Example: "They wanted to silence her, so they set up a debatepost. First, they demanded evidence. She provided studies. Then better evidence. She provided more. Then proof the studies were unbiased. She provided funding disclosures. Then evidence she'd considered counterarguments. She provided responses. The post kept moving—meta-analyses, systematic reviews, expert consensus, historical context. Each time she met the standard, a new standard appeared. Eventually, exhausted, she stopped. They declared victory: 'She couldn't defend her position.' The debatepost had done its work: moved until she had no move left."
Debatepost by Dumu The Void February 18, 2026
Logical Rhetorics
The phenomenon where logic, rationality, reason, and critical thinking become indistinguishable from rhetoric—where the appearance of logical argument replaces actual reasoning, and where the tools of logic are used not to find truth but to win arguments. In logical rhetorics, fallacies are named not to identify errors but to dismiss opponents; evidence is demanded not to inform but to exhaust; logic is invoked not to structure thought but to intimidate.

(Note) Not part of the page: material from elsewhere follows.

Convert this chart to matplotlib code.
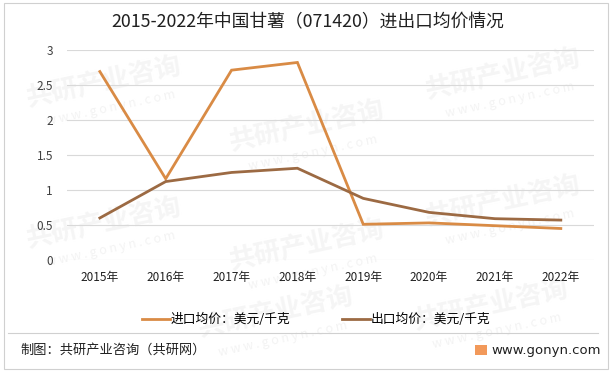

The language of reason becomes a weapon, not a tool. Logical rhetorics is epidemic in internet debates about politics, religion vs. atheism, and science communication, where participants speak the language of logic while practicing the art of persuasion—where "being logical" means "sounding logical," not actually reasoning.
Example: "He peppered his arguments with 'therefore,' 'thus,' 'by logical necessity,' and accusations of 'straw man' and 'ad hominem.' It sounded like logic, felt like logic, but was actually rhetoric—designed to persuade, not to reason. Logical rhetorics had replaced actual argument with the appearance of argument. She couldn't pinpoint what was wrong, but she knew she wasn't being convinced; she was being performed at. The language of reason had become a weapon, and she was the target."